Status: experimental
Run periodic SQL queries to perform basic sanity checks and ensure data quality. Where constraints are violated, get an example for you to begin debugging with.
You configure the sanity checker with access to your database, preferably a read replica that's not used in production.
You then define in YAML a set of queries which are sanity checks, for example:
name: gender-not-null
description: Users should have non-null gender
query_check: |
SELECT COUNT(*)
FROM user
WHERE gender IS NULL
query_example: |
SELECT *
FROM user
WHERE gender IS NULL
LIMIT 1
warn_above: 0
alert_above: 100
This check would periodically run both the first and second queries. In the web UI, and in the API, it would display a warning if the number of users with this problem was greater than the 0, and an error if the number was above 100. The second query provides an example record which violates the constraint.

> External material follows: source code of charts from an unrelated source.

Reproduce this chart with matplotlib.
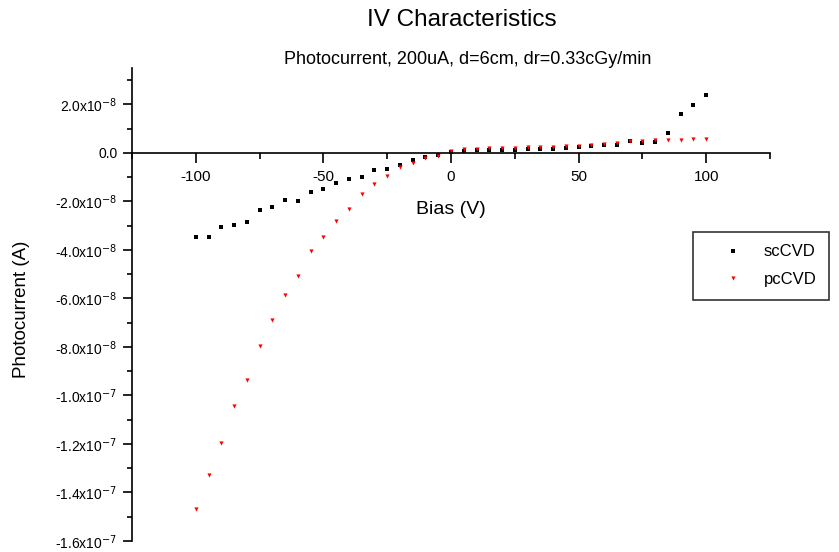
import numpy as np
import matplotlib
matplotlib.use("Agg")
import matplotlib.pyplot as plt
from matplotlib.ticker import MultipleLocator, FuncFormatter

plt.rcParams['font.family'] = ['Liberation Sans', 'DejaVu Sans']
plt.rcParams['axes.unicode_minus'] = False

# bias voltage (V)
bias = [-100, -95, -90, -85, -80, -75, -70, -65, -60, -55, -50, -45, -40, -35, -30,
        -25, -20, -15, -10, -5, 0, 5, 10, 15, 20, 25, 30, 35, 40, 45, 50, 55, 60,
        65, 70, 75, 80, 85, 90, 95, 100]

# photocurrent in units of 1e-8 A
sc_cvd = [-3.45, -3.45, -3.06, -2.99, -2.83, -2.36, -2.23, -1.96, -2.00, -1.60, -1.48,
          -1.24, -1.06, -0.98, -0.71, -0.65, -0.51, -0.31, -0.16, -0.07, 0.03, 0.08,
          0.10, 0.13, 0.13, 0.10, 0.17, 0.17, 0.17, 0.22, 0.24, 0.27, 0.31, 0.31,
          0.50, 0.39, 0.45, 0.80, 1.62, 1.97, 2.39]
pc_cvd = [-14.68, -13.27, -11.96, -10.45, -9.36, -7.95, -6.89, -5.86, -5.08, -4.06,
          -3.46, -2.80, -2.32, -1.70, -1.30, -0.95, -0.57, -0.40, -0.22, -0.12, 0.06,
          0.17, 0.17, 0.22, 0.22, 0.22, 0.24, 0.24, 0.26, 0.28, 0.28, 0.31, 0.38,
          0.40, 0.48, 0.50, 0.52, 0.52, 0.52, 0.59, 0.59]

sc = np.array(sc_cvd) * 1e-8
pc = np.array(pc_cvd) * 1e-8

fig = plt.figure(figsize=(8.39, 5.52), dpi=100)
ax = fig.add_axes([132/839, 1 - 541/552, 638/839, 473/552])

ax.plot(bias, sc, ls='none', marker='s', ms=2.2, mew=0, color='black', label='scCVD')
ax.plot(bias, pc, ls='none', marker='v', ms=3.0, mew=0, color='red', label='pcCVD')

ax.set_xlim(-125, 125)
ax.set_ylim(-1.6e-7, 3.5e-8)

ax.spines['top'].set_visible(False)
ax.spines['right'].set_visible(False)
ax.spines['bottom'].set_position(('data', 0))
for s in ['left', 'bottom']:
    ax.spines[s].set_linewidth(1.2)

ax.xaxis.set_major_locator(MultipleLocator(50))
ax.xaxis.set_minor_locator(MultipleLocator(25))
ax.yaxis.set_major_locator(MultipleLocator(2e-8))
ax.yaxis.set_minor_locator(MultipleLocator(1e-8))


def sci(v, pos):
    if abs(v) < 1e-12:
        return '0.0'
    e = int(np.floor(np.log10(abs(v)) + 1e-9))
    m = v / 10**e
    return f'{m:.1f}x10$^{{{e}}}$'


ax.yaxis.set_major_formatter(FuncFormatter(sci))

ax.tick_params(axis='x', which='major', direction='out', length=7, width=1.2,
               labelsize=11, pad=5)
ax.tick_params(axis='x', which='minor', direction='out', length=4, width=1.2)
ax.tick_params(axis='y', which='major', direction='out', length=6.5, width=1.2,
               labelsize=10, pad=4)
ax.tick_params(axis='y', which='minor', direction='out', length=3.5, width=1.2)

ax.set_xlabel('Bias (V)', fontsize=14)
ax.xaxis.set_label_coords(0.5, 0.718)
ax.set_ylabel('Photocurrent (A)', fontsize=13.5)
ax.yaxis.set_label_coords(-0.16, 0.49)

fig.text(462/839, 1 - 20/552, 'IV Characteristics', fontsize=17.5,
         ha='center', va='center')
fig.text(468/839, 1 - 60/552, 'Photocurrent, 200uA, d=6cm, dr=0.33cGy/min',
         fontsize=13, ha='center', va='center')

leg = ax.legend(loc='upper left', bbox_to_anchor=(693/839, 1 - 232/552),
                bbox_transform=fig.transFigure, fontsize=12, frameon=True,
                fancybox=False, borderpad=0.75, handlelength=3.3,
                handletextpad=0.2, labelspacing=0.75, borderaxespad=0,
                markerscale=1.0)
leg.get_frame().set_edgecolor('black')
leg.get_frame().set_linewidth(1.2)

fig.savefig('out.png', dpi=100)
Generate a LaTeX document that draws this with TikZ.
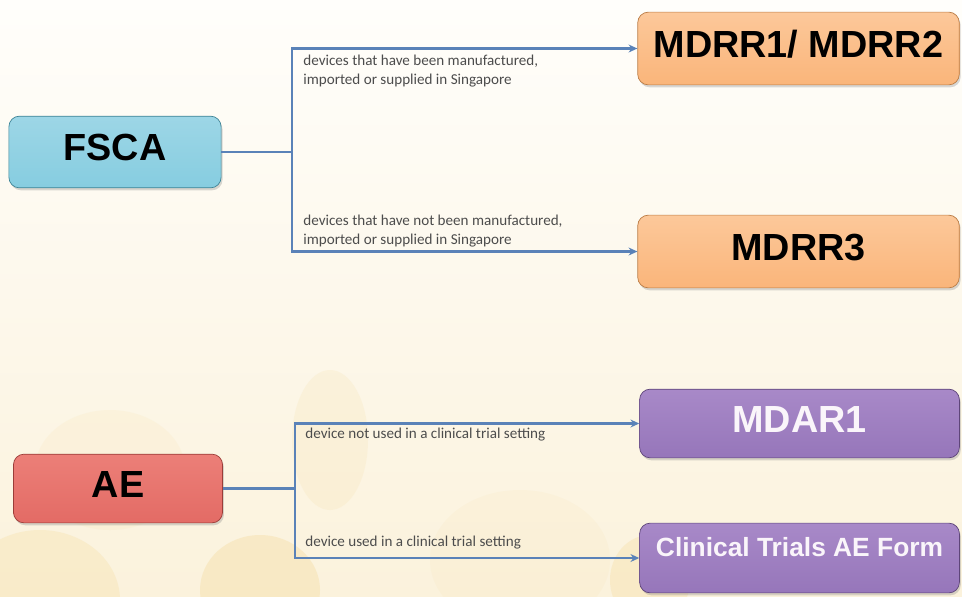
\documentclass[tikz,border=0pt]{standalone}
\usepackage{fontspec}
\setmainfont{Liberation Sans}
\newfontfamily\condfont{Carlito}
\usetikzlibrary{arrows.meta, shadows}

\definecolor{linkblue}{HTML}{5A82B8}
\definecolor{creamtop}{HTML}{FFFEFB}
\definecolor{creambot}{HTML}{FBF2DC}
\definecolor{blob}{HTML}{F6DFA8}
\definecolor{fscatop}{HTML}{9DD6E6}
\definecolor{fscamid}{HTML}{58BCD6}
\definecolor{fscabot}{HTML}{86CDE0}
\definecolor{mdrrtop}{HTML}{FCC89A}
\definecolor{mdrrmid}{HTML}{F9A75D}
\definecolor{mdrrbot}{HTML}{FAB57A}
\definecolor{aetop}{HTML}{EC7F78}
\definecolor{aemid}{HTML}{DD5550}
\definecolor{aebot}{HTML}{E36B65}
\definecolor{mdartop}{HTML}{A889C8}
\definecolor{mdarmid}{HTML}{8762AD}
\definecolor{mdarbot}{HTML}{9676BA}

\tikzset{
  formbox/.style={rounded corners=6pt, inner sep=0pt, text height=16pt, text depth=6pt,
    font=\bfseries\fontsize{21.5}{24}\selectfont,
    drop shadow={shadow xshift=0.8pt, shadow yshift=-1.4pt, opacity=0.3}},
  fscabox/.style={formbox, draw=fscamid!70!black, top color=fscatop, middle color=fscamid, bottom color=fscabot},
  mdrrbox/.style={formbox, draw=mdrrmid!75!black, top color=mdrrtop, middle color=mdrrmid, bottom color=mdrrbot},
  aebox/.style={formbox, draw=aemid!70!black, top color=aetop, middle color=aemid, bottom color=aebot},
  mdarbox/.style={formbox, draw=mdarmid!70!black, top color=mdartop, middle color=mdarmid, bottom color=mdarbot, text=white!96!violet},
  branch/.style={draw=linkblue, line width=1.4pt},
  cond/.style={font=\condfont\fontsize{8.6}{10.8}\selectfont, text=black!70, align=left, anchor=north west, inner sep=0pt},
}

\begin{document}
\begin{tikzpicture}[x=0.02cm, y=-0.02cm, >={Stealth[length=5pt, width=4.5pt]}]
  % background
  \useasboundingbox (0,0) rectangle (962,596);
  \shade[top color=creamtop, bottom color=creambot] (0,0) rectangle (962,596);
  \begin{scope}
    \clip (0,0) rectangle (962,596);
    \fill[blob, opacity=0.15] (110,470) ellipse (75 and 60);
    \fill[blob, opacity=0.2] (330,440) ellipse (38 and 70);
    \fill[blob, opacity=0.45] (260,590) ellipse (60 and 55);
    \fill[blob, opacity=0.35] (40,600) ellipse (80 and 70);
    \fill[blob, opacity=0.12] (520,560) ellipse (90 and 70);
    \fill[blob, opacity=0.4] (650,580) ellipse (40 and 45);
  \end{scope}

  % boxes
  \node[fscabox, minimum width=120.8pt, minimum height=40.8pt] (fsca) at (115,152) {FSCA};
  \node[mdrrbox, minimum width=183pt, minimum height=41.4pt] (mdrr12) at (798.5,48.5) {MDRR1/ MDRR2};
  \node[mdrrbox, minimum width=183pt, minimum height=41.4pt] (mdrr3) at (798.5,251.5) {MDRR3};
  \node[aebox, minimum width=119pt, minimum height=39.1pt] (ae) at (118,488.5) {AE};
  \node[mdarbox, minimum width=182pt, minimum height=39.1pt] (mdar1) at (799.5,423.5) {MDAR1};
  \node[mdarbox, minimum width=182pt, minimum height=39.7pt, font=\bfseries\fontsize{15}{18}\selectfont,
        text height=10.8pt, text depth=12pt] (ctform) at (799.5,558) {Clinical Trials AE Form};

  % split points
  \coordinate (fsplit) at (292,152);
  \coordinate (aesplit) at (295,488.5);

  % connectors
  \draw[branch] (fsca.east) -- (fsplit);
  \draw[branch, ->] (fsplit) |- (mdrr12.west);
  \draw[branch, ->] (fsplit) |- (mdrr3.west);
  \draw[branch] (ae.east) -- (aesplit);
  \draw[branch, ->] (aesplit) |- (mdar1.west);
  \draw[branch, ->] (aesplit) |- (ctform.west);

  % conditions
  \node[cond] (made) at (303,55) {devices that have been manufactured,\\imported or supplied in Singapore};
  \node[cond] (notmade) at (303,215) {devices that have not been manufactured,\\imported or supplied in Singapore};
  \node[cond] (notrial) at (305,428) {device not used in a clinical trial setting};
  \node[cond] (trial) at (305,536) {device used in a clinical trial setting};
\end{tikzpicture}
\end{document}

You must have Python 3.4 or 3.5 installed, for example with pyenv
. Then run:
make env
To install any depenencies.
You need to provide two files, db.yml
and checks.yml
.
For example, your db.yml
should look like:
host: some.db.domain.com
db: mydb
user: lars
passwd: likeskanelbullar
Your checks.yml
looks like the example case above, with a triple dash ---
between each check.
To run checks as a once-off, run:
make poll
This will regenerate a file output.json
with the results of the checks.
To run a debug server, run:
make serve
This will serve the current set of checks and any results to http://127.0.0.1:5000/.